Fixating on a specific net worth target misses the point. Whether your number is $200,000 or $2 million, the more valuable signal is whether it’s moving up, down, or sideways over time. A net worth that grows 8% per year, even from a modest base, compounds into something significant within a decade. A net worth that stalls despite a high income points to a spending or debt problem worth investigating. The Federal Reserve’s Survey of Consumer Finances found that median family net worth rose roughly 37% between 2019 and 2022, but much of that came from asset price appreciation, not behavioral change. Your own trajectory, tracked quarterly or annually, tells a more honest story about your financial habits than any snapshot. The goal isn’t to reach a magic number. It’s to confirm that every year, you own more and owe less than the year before, with a clear understanding of what’s real and what’s phantom.

Frequently Asked Questions

Should I include my spouse’s 401(k) in our household net worth?

Yes. Household net worth includes all assets and liabilities belonging to both partners. If you’re calculating net worth as a couple, both 401(k) balances go on the asset side. Ignoring a spouse’s retirement account understates your combined financial position. The only scenario where separating them makes sense is if you’re tracking individual net worth for specific reasons, such as a prenuptial agreement or separate financial planning during a transition.

Does a 401(k) loan reduce my net worth?

Not directly, because the loan comes from your own account.
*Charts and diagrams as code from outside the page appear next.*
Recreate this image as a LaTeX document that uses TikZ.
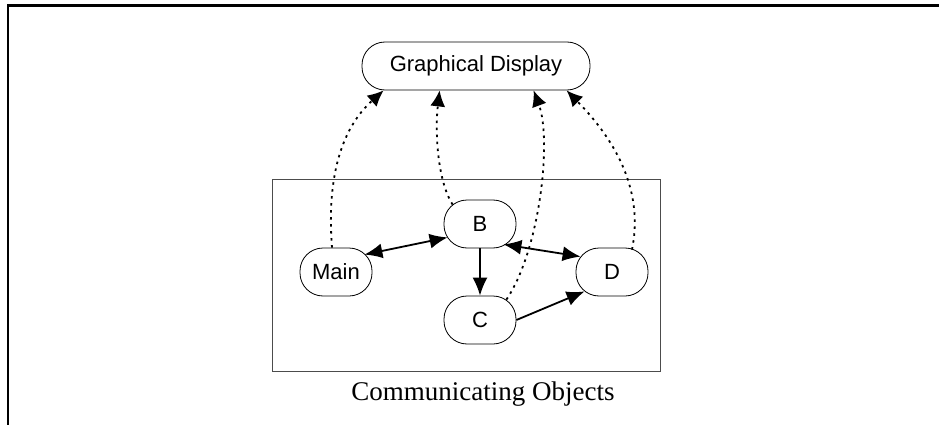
\documentclass[tikz,border=0pt]{standalone}
\usepackage{fontspec}
\setmainfont{Liberation Serif}
\newfontfamily\objfont{Liberation Sans}
\usetikzlibrary{arrows.meta}

\begin{document}
\begin{tikzpicture}[x=1pt, y=-1pt,
    obj/.style={draw, line width=0.8pt, rectangle, rounded corners=23pt,
        minimum width=72pt, minimum height=48pt, inner sep=0pt, font=\objfont\fontsize{22}{24}\selectfont},
    link/.style={line width=1.8pt, -{Latex[length=18pt,width=15pt]}},
    twolink/.style={line width=1.8pt, {Latex[length=18pt,width=15pt]}-{Latex[length=18pt,width=15pt]}},
    displink/.style={line width=1.8pt, dash pattern=on 2.5pt off 4.5pt, -{Latex[length=16pt,width=15pt]}}]
        \useasboundingbox (0,0) rectangle (939,425);

        % --- Outer frame (cut off at right and bottom) ---
        \draw[line width=2.5pt, line join=miter] (8,425) -- (8,5.5) -- (939,5.5);
        % ---

        % --- Box of communicating objects ---
        \node[draw, line width=0.8pt, black!70, minimum width=388pt, minimum height=192pt] (box) at (466,275) {};
        \node[anchor=base, font=\fontsize{27}{30}\selectfont] (caption) at (483,400) {Communicating Objects};
        % ---

        % --- Objects ---
        \node[obj, minimum width=228pt] (gd) at (476,66) {Graphical Display};
        \node[obj] (main) at (336,272) {Main};
        \node[obj] (b) at (480,224) {B};
        \node[obj] (c) at (480,320) {C};
        \node[obj] (d) at (612,272) {D};
        % ---

        % --- Messages between objects ---
        \draw[twolink] ([xshift=-8pt,yshift=-7pt]main.north east) -- ([xshift=4pt,yshift=11pt]b.south west);
        \draw[link] (b.south) -- (c.north);
        \draw[twolink] ([xshift=-13pt,yshift=4pt]b.south east) -- ([xshift=5pt,yshift=-9pt]d.north west);
        \draw[link] (c.east) -- ([xshift=9pt,yshift=5pt]d.south west);
        % ---

        % --- Updates of the display ---
        \draw[displink] ([xshift=-4pt]main.north) .. controls (326,170) and (345,125) .. ([xshift=22pt]gd.south west);
        \draw[displink] ([xshift=9pt,yshift=-5pt]b.north west) .. controls (437,180) and (435,130) .. ([xshift=78pt]gd.south west);
        \draw[displink] ([xshift=-10pt,yshift=-4pt]c.north east) .. controls (540,250) and (552,140) .. ([xshift=172pt]gd.south west);
        \draw[displink] ([xshift=20pt,yshift=-2pt]d.north) .. controls (642,200) and (625,150) .. ([xshift=205pt]gd.south west);
        % ---
\end{tikzpicture}
\end{document}
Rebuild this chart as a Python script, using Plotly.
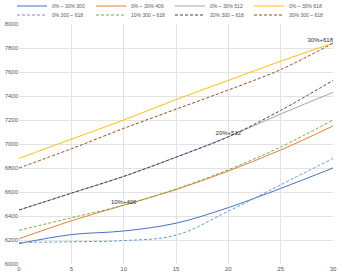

You’re essentially borrowing from yourself. The loan balance replaces a portion of your invested assets with a receivable, and the repayment goes back into your account. However, the opportunity cost is real: the borrowed amount stops earning market returns while it’s out of the account, and if you leave your job before repaying, the outstanding balance may be treated as a taxable distribution.

How does a pension differ from a 401(k) when calculating net worth?

Pensions are harder to value because they promise a future income stream rather than a lump-sum balance. Most net worth calculations exclude pensions unless you convert the expected monthly payment into a present value using an actuarial estimate. A 401(k) is simpler because the balance is visible and updated daily. If your employer offers both, your stated net worth likely understates your true financial position because the pension’s value isn’t reflected anywhere on your balance sheet.

Is a 401(k) rollover to an IRA considered a change in net worth?

No. Rolling a 401(k) into a traditional IRA is a lateral transfer. The money moves from one tax-deferred container to another without triggering taxes or penalties, assuming you do a direct rollover. Your total asset value stays the same, and your net worth doesn’t change. The only scenario where a rollover affects net worth is if it’s done improperly and triggers an unintended taxable event, which reduces your assets by the tax amount paid.

At what point should I start adjusting my net worth for future 401(k) taxes?

The adjustment becomes meaningful once your pre-tax retirement balance represents a significant portion of your total assets, typically 20% or more. For someone in their 20s with a $15,000 balance, the tax discount barely moves the needle. For someone in their 50s with $800,000 in a traditional 401(k), ignoring the embedded tax liability can overstate real wealth by six figures. Starting the two-column tracking approach around age 40, or whenever your pre-tax balance crosses $100,000, gives you enough lead time to consider Roth conversions or other tax diversification strategies before retirement.